Это мне, сегодняшнему, благополучному, легко рассуждать о мазохистских возвращениях Ариадны к месту собственной казни, ибо что же такое пожизненная ссылка, как не разновидность казни? А она понимала свою жизнь вовсе не остранённо: Аля жила. Новый 1956 год она приехала встречать в Красноярск, где вынужденно задержалась её подруга Ада Федерольф. Ну ладно, тут и сердце ещё не оттаяло, и подруга всё же – не уголовницы они ведь были, а две дворянки, пинком судьбы заброшенные в нечеловеческие для них условия, и не сломавшиеся, а прислонившиеся друг к другу, - «даже нитка, втрое скрученная…». Аля всю молодость прожила в Париже, но ведь и Ада – в Лондоне – с мужем-иностранцем, за что и поплатилась.

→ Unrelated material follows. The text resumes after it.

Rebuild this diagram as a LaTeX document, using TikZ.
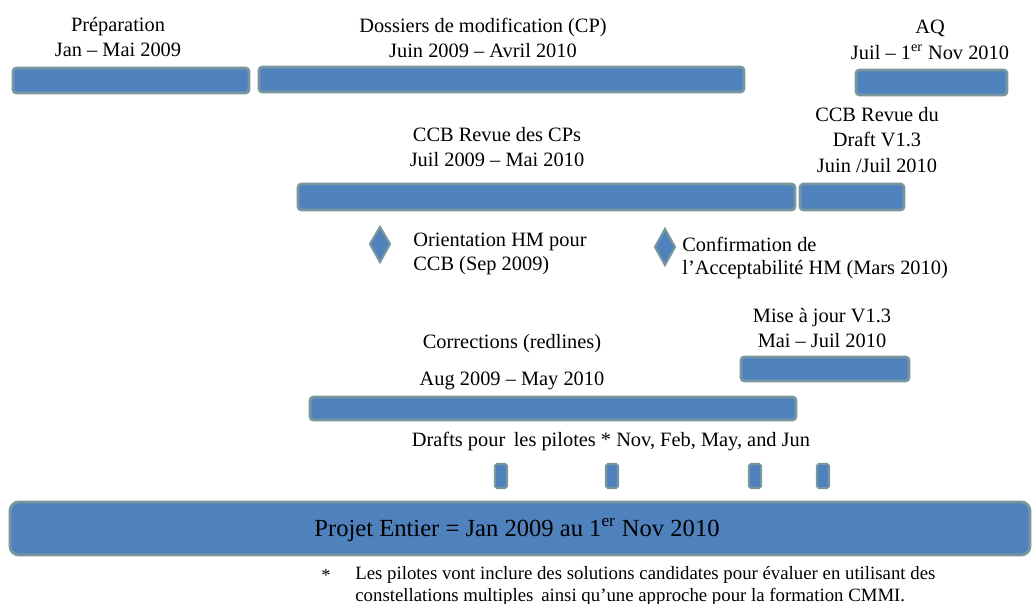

Не могу понять их путешествие 1961 года: они обе на теплоходе «Александр Матросов» отправились вниз по Енисею до места своей ссылки, которая и впрямь могла бы стать пожизненной, до Туруханска. Что их туда погнало или потянуло? Это загадка людей исстрадавшихся. Вон он стоит у причала, теплоход, спросите у него.
О том плавании Ариадна Эфрон написала воспоминания, озаглавив их бесхитростно: «Поездка по Енисею». В июльскую жару (32 градуса), они отплывают после торжественного и обильнейшего обеда у Поповых: «Боже, какое было наслаждение, когда не остывший и за ночную стоянку теплоход двинулся – и пошёл: сразу ветерок и прохлада: долго тянулся Красноярск – если не сам, то его бесконечные пригороды, современные, дымящие производственными дымами, сливавшимися с горными туманами; острова, мысы; потом всё городское постепенно истаивало, и вот уже – как не бывало дела рук человеческих; река, небо, отражающееся в ней, да берега: высокий правый, низкий левый…»
Я специально приберёг эти строки из Ариадны Эфрон, чтобы вы почувствовали, какой талант пропал в лагерях и ссылке. Наследственный талант: дед Ариадны, Иван Владимирович Цветаев, основал Пушкинский музей, - тот, что в Москве на Волхонке, мать – Марина Цветаева… ну, тут мне сказать уже нечего, поскольку сказано всё.
Михаил
Ботвинов.
«Маяк севера» 09.02.2000 г. №9(8486) (газета,
издаётся в Туруханске)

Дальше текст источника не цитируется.